Please give back word for word the lines below, from the first one through the one with "3.5, 4, 5, 6];".

--- Begin PROVIDED MATERIAL ---

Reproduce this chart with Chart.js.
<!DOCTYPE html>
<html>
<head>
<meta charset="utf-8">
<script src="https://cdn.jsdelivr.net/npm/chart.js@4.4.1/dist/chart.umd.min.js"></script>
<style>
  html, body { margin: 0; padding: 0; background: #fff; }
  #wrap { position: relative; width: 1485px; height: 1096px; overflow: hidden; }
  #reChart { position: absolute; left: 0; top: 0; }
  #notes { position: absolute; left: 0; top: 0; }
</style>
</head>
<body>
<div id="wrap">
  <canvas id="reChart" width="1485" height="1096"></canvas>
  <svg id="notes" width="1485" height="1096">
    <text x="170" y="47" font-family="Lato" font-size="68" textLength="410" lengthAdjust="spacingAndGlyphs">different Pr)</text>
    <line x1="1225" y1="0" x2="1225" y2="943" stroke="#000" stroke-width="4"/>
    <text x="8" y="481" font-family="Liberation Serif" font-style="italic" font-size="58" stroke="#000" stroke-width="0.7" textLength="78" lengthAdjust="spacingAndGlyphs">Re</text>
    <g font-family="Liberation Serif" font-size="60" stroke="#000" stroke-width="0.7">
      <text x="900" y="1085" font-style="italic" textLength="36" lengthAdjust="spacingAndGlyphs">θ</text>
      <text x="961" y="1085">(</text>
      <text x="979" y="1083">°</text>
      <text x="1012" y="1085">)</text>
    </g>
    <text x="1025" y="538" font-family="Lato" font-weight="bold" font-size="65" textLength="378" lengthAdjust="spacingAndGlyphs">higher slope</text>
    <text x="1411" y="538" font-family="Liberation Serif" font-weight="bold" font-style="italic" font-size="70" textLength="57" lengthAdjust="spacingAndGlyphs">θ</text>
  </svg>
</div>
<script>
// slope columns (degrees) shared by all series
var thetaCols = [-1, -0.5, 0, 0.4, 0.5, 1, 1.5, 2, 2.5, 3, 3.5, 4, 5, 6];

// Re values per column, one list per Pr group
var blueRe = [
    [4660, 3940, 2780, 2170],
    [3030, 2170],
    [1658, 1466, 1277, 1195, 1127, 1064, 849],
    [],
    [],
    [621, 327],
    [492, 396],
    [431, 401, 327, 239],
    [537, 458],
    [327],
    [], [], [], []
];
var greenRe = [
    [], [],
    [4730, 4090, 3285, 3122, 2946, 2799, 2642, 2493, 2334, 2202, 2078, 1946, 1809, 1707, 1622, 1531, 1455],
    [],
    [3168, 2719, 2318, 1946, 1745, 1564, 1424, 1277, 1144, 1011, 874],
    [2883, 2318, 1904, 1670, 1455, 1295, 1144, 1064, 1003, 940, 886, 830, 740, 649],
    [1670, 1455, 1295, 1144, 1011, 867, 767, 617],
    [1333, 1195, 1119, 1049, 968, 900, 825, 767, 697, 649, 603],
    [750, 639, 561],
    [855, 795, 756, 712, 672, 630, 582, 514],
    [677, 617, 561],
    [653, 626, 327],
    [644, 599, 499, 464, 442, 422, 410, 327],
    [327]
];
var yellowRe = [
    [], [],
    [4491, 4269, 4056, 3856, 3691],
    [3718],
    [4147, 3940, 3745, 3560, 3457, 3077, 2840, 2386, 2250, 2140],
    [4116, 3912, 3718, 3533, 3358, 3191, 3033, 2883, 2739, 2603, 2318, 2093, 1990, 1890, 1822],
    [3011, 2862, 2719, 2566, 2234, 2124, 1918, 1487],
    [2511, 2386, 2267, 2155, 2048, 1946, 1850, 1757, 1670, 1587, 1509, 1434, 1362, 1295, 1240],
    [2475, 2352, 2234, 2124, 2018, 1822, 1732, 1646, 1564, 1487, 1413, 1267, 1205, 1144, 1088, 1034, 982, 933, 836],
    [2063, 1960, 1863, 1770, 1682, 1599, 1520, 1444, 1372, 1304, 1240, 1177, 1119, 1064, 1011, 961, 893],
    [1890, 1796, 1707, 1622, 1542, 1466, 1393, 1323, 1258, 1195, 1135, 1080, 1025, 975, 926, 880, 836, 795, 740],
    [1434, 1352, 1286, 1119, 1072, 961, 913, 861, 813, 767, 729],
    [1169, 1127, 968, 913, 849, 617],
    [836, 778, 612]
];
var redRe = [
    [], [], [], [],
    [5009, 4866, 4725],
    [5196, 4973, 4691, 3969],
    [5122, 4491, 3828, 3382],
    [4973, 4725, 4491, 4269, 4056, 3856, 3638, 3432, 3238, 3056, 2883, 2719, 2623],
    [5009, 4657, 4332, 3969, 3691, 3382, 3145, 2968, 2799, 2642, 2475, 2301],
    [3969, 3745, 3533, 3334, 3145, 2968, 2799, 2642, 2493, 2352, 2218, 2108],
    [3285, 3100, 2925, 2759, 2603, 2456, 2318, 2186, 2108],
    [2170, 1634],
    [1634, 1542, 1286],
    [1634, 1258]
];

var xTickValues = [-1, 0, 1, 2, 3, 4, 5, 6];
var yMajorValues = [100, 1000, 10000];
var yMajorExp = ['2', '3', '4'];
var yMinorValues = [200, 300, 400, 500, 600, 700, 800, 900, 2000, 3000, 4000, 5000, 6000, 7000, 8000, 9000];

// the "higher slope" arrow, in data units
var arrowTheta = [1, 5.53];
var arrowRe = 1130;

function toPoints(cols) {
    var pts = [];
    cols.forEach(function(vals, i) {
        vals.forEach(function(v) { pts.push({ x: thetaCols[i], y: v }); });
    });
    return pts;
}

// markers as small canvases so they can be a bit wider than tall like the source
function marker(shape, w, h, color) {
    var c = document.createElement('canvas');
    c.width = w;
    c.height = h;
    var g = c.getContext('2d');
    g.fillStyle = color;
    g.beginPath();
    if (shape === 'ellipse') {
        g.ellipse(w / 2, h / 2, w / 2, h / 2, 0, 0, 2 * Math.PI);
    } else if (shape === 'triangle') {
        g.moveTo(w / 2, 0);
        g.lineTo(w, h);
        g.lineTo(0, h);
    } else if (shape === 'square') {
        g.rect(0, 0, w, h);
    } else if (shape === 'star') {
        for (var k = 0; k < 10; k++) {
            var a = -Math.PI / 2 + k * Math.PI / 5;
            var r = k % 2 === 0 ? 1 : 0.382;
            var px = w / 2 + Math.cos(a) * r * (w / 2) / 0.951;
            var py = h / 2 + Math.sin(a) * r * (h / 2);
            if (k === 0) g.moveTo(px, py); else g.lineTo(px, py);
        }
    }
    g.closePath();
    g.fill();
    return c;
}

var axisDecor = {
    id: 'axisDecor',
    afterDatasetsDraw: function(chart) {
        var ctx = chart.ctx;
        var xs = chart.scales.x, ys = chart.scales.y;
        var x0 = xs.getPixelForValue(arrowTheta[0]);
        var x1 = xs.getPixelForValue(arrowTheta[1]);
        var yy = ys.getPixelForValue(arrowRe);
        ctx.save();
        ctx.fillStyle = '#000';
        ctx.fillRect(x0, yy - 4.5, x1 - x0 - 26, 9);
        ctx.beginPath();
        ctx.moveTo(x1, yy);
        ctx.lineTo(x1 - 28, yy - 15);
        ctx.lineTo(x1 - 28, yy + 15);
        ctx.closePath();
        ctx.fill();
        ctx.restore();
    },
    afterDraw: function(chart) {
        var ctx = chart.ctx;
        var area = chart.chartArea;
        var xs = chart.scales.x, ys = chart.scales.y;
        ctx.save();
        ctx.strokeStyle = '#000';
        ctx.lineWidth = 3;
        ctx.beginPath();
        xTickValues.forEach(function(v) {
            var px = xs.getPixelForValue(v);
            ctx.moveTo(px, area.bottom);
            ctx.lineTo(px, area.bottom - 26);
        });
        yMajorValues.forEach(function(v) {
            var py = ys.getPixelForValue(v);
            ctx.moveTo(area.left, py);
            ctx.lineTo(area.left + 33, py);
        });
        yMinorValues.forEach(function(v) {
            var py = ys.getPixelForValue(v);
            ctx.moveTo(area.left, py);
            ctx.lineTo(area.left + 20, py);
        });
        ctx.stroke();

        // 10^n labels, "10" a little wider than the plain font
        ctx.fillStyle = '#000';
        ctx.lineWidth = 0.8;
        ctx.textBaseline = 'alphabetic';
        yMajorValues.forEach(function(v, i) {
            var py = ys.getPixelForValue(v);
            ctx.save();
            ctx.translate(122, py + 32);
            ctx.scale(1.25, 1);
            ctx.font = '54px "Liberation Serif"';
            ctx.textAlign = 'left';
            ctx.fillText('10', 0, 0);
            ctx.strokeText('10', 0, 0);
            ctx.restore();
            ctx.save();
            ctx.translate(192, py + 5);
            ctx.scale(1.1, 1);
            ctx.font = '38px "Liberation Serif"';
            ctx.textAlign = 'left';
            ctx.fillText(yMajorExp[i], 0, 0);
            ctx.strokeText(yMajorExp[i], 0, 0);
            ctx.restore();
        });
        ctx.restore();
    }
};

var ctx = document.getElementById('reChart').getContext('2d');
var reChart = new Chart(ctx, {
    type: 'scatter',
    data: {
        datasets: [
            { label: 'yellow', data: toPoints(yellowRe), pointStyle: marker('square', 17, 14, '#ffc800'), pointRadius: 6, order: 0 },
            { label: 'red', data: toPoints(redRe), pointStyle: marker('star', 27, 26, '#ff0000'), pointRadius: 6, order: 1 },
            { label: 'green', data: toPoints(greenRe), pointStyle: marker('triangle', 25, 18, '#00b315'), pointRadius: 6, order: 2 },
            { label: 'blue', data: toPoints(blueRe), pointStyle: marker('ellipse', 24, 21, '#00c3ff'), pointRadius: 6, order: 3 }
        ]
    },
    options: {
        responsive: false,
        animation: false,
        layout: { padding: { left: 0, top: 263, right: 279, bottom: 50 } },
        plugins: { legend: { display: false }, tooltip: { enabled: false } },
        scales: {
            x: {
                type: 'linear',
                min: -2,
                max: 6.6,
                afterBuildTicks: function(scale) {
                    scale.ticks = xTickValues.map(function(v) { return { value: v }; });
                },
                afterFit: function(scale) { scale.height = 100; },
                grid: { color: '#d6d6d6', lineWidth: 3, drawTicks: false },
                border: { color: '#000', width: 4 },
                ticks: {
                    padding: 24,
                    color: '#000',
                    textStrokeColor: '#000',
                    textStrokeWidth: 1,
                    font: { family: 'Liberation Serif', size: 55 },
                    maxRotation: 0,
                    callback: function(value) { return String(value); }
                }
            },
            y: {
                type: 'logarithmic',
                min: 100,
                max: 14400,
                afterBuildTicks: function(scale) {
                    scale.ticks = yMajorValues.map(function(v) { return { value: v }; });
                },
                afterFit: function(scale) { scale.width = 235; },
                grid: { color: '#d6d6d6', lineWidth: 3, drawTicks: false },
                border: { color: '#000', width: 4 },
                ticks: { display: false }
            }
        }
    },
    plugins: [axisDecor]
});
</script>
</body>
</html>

--- End PROVIDED MATERIAL ---

THE REPLY:
Reproduce this chart with Chart.js.
<!DOCTYPE html>
<html>
<head>
<meta charset="utf-8">
<script src="https://cdn.jsdelivr.net/npm/chart.js@4.4.1/dist/chart.umd.min.js"></script>
<style>
  html, body { margin: 0; padding: 0; background: #fff; }
  #wrap { position: relative; width: 1485px; height: 1096px; overflow: hidden; }
  #reChart { position: absolute; left: 0; top: 0; }
  #notes { position: absolute; left: 0; top: 0; }
</style>
</head>
<body>
<div id="wrap">
  <canvas id="reChart" width="1485" height="1096"></canvas>
  <svg id="notes" width="1485" height="1096">
    <text x="170" y="47" font-family="Lato" font-size="68" textLength="410" lengthAdjust="spacingAndGlyphs">different Pr)</text>
    <line x1="1225" y1="0" x2="1225" y2="943" stroke="#000" stroke-width="4"/>
    <text x="8" y="481" font-family="Liberation Serif" font-style="italic" font-size="58" stroke="#000" stroke-width="0.7" textLength="78" lengthAdjust="spacingAndGlyphs">Re</text>
    <g font-family="Liberation Serif" font-size="60" stroke="#000" stroke-width="0.7">
      <text x="900" y="1085" font-style="italic" textLength="36" lengthAdjust="spacingAndGlyphs">θ</text>
      <text x="961" y="1085">(</text>
      <text x="979" y="1083">°</text>
      <text x="1012" y="1085">)</text>
    </g>
    <text x="1025" y="538" font-family="Lato" font-weight="bold" font-size="65" textLength="378" lengthAdjust="spacingAndGlyphs">higher slope</text>
    <text x="1411" y="538" font-family="Liberation Serif" font-weight="bold" font-style="italic" font-size="70" textLength="57" lengthAdjust="spacingAndGlyphs">θ</text>
  </svg>
</div>
<script>
// slope columns (degrees) shared by all series
var thetaCols = [-1, -0.5, 0, 0.4, 0.5, 1, 1.5, 2, 2.5, 3, 3.5, 4, 5, 6];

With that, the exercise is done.